The fact it took another nine hours for the Coast Guard to pull the sailors out of the water speaks to the severity of the weather and the remote location of the wreck.
Prior to the boat capsizing, "the captain had been steering through the storm for three or four hours," Klinges said. "He went down below to take a rest and took off all his gear. Once we were in the water, the wind just took it out of him."
Coast Guard swimmer Michael Ackermann, the man who saved Klinges and Templeman, relayed his account of the event to The Royal Gazette newspaper in Bermuda.

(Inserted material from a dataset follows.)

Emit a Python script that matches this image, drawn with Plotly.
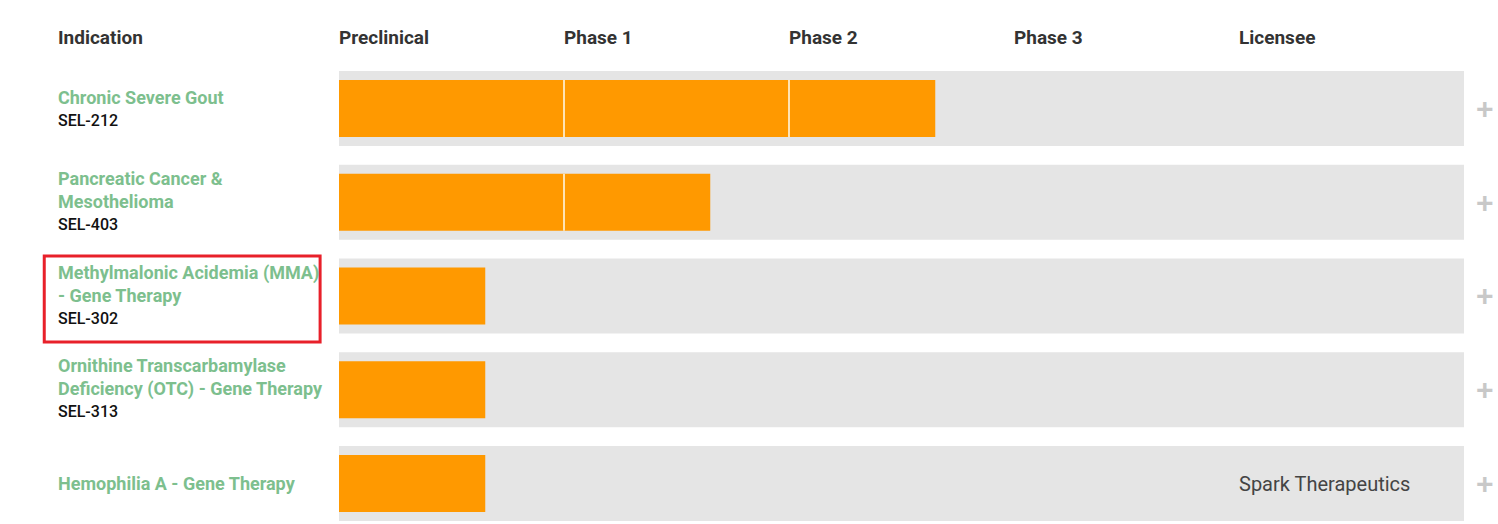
import plotly.graph_objects as go

indications = ["Chronic Severe Gout", "Pancreatic Cancer &<br>Mesothelioma",
               "Methylmalonic Acidemia (MMA)<br>- Gene Therapy",
               "Ornithine Transcarbamylase<br>Deficiency (OTC) - Gene Therapy",
               "Hemophilia A - Gene Therapy"]
codes = ["SEL-212", "SEL-403", "SEL-302", "SEL-313", ""]
progress = [2.65, 1.65, 0.65, 0.65, 0.65]
licensees = ["", "", "", "", "Spark Therapeutics"]
phases = ["Preclinical", "Phase 1", "Phase 2", "Phase 3", "Licensee"]

n = len(indications)
rows = list(range(n))
fig = go.Figure()
fig.add_trace(go.Bar(y=rows, x=[len(phases)] * n, base=0, orientation="h", width=0.8,
                     marker=dict(color="#e5e5e5", line_width=0), hoverinfo="skip"))
for p in range(len(phases)):
    ys = [r for r, v in zip(rows, progress) if v > p]
    seg = [min(1, progress[r] - p) for r in ys]
    if not ys:
        continue
    fig.add_trace(go.Bar(y=ys, x=seg, base=[p] * len(ys), orientation="h", width=0.61,
                         marker=dict(color="#ff9900", line_width=0), hoverinfo="skip"))
    if p > 0:
        fig.add_trace(go.Bar(y=ys, x=[0.004] * len(ys), base=[p - 0.002] * len(ys), orientation="h",
                             width=0.61, marker=dict(color="#ffe3b3", line_width=0), hoverinfo="skip"))

HY = 1 - 38 / 524
XS = -2
ann = []
for i, ph in enumerate(phases):
    ann.append(dict(x=i, y=HY, xref="x", yref="paper", text="<b>" + ph + "</b>", showarrow=False,
                    xanchor="left", yanchor="middle", xshift=XS, font=dict(family="Roboto", size=19, color="#333")))
ann.append(dict(x=-0.2498, y=HY, xref="paper", yref="paper", text="<b>Indication</b>", showarrow=False,
                xanchor="left", yanchor="middle", xshift=XS, font=dict(family="Roboto", size=19, color="#333")))
for i in rows:
    lines = indications[i].count("<br>") + 1
    if codes[i]:
        off = 0.128 if lines == 1 else 0.235
        ann.append(dict(x=-0.2498, y=i + off, xref="paper", yref="y", text=codes[i],
                        showarrow=False, xanchor="left", yanchor="middle", xshift=XS,
                        font=dict(family="Roboto", size=16, color="#111", weight=500)))
        ann.append(dict(x=-0.2498, y=i + off, xref="paper", yref="y", text="<b>" + indications[i] + "</b>",
                        showarrow=False, xanchor="left", yanchor="bottom", yshift=10, xshift=XS, align="left",
                        font=dict(family="Roboto", size=18, color="#7dbf8e", lineposition="none")))
    else:
        ann.append(dict(x=-0.2498, y=i, xref="paper", yref="y", text="<b>" + indications[i] + "</b>",
                        showarrow=False, xanchor="left", yanchor="middle", align="left", xshift=XS,
                        font=dict(family="Roboto", size=18, color="#7dbf8e")))
    if licensees[i]:
        ann.append(dict(x=4, y=i, xref="x", yref="y", text=licensees[i], showarrow=False,
                        xanchor="left", xshift=XS, font=dict(family="Roboto", size=20, color="#444")))
    ann.append(dict(x=1.019, y=i, xref="paper", yref="y", text="<b>+</b>", showarrow=False,
                    xanchor="center", font=dict(family="Arial", size=30, color="#c8c8c8")))

fig.update_layout(
    width=1498, height=524, margin=dict(l=339, r=34, t=0, b=0),
    plot_bgcolor="white", paper_bgcolor="white", barmode="overlay", showlegend=False,
    xaxis=dict(range=[0, 5], visible=False, fixedrange=True),
    yaxis=dict(range=[4.432, -1.157], visible=False, fixedrange=True),
    annotations=ann,
    shapes=[dict(type="rect", xref="paper", yref="paper", x0=-0.262, x1=-0.0168,
                 y0=1 - 342 / 524, y1=1 - 256 / 524, line=dict(color="#e8202a", width=3))],
)
fig.write_html("out.html", config={"displayModeBar": False},
               post_script="document.body.style.margin='0';document.body.style.overflow='hidden';")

"I asked them about the third man, and they confirmed he had succumbed to hypothermia and had become delirious. He had a life preservation device, but they said he undid it. In later stages of hypothermia you can start feeling really hot."
Klinges and Templeman tried to hold on to Captain Hobley. The unrelenting waves and wind finally ripped him from their grip and pulled him into the ocean. When the Coast Guard helicopter arrived, guardsmen saw that a man was missing.
Klinges recalled that "the helicopter headed down-wind to search (for Hobley), but after about a half-hour it returned." "The helicopter then hung about 300 yards off of us, you could tell they were trying to decide how to get us out. I worried they might not be able to get to us. I just tried to relax and hang onto the hull.
"I told myself, 'I am not going out like this,'" Klinges said. "I was just not willing to go anywhere."
After 10 hours in the liquid torrent, the rescue came suddenly.
"All I could see was water. My eyes were completely blood-shot from the salt and wind, and then all of a sudden a mask popped up right in front of me.
"I got to say, those Coast Guard guys are the baddest human beings around. They are awesome."
By the time Klinges was aboard the helicopter and in route for King Edward VII Memorial Hospital in Bermuda, he was suffering from severe hypothermia and exhaustion.
"I hadn't slept in close to 60 hours and hadn't had water in 15 or 16 hours," Klinges said.
Klinges remains in stable condition, and doctors continue to closely monitor his progress. Severe hypothermia coupled with dehydration can lead to renal, or kidney, failure, a life-threatening condition.
Upon his release from the hospital Klinges says he'll be headed back to Philadelphia to see his family. "I think my mom needs to see me for a while."
Despite the intense nature of his trial off the coast of Bermuda, Klinges said the ordeal did not turn him off to sailing or the ocean.
"When I get myself back together I am going to try and make it down to Saint Thomas for a while. I need to relax."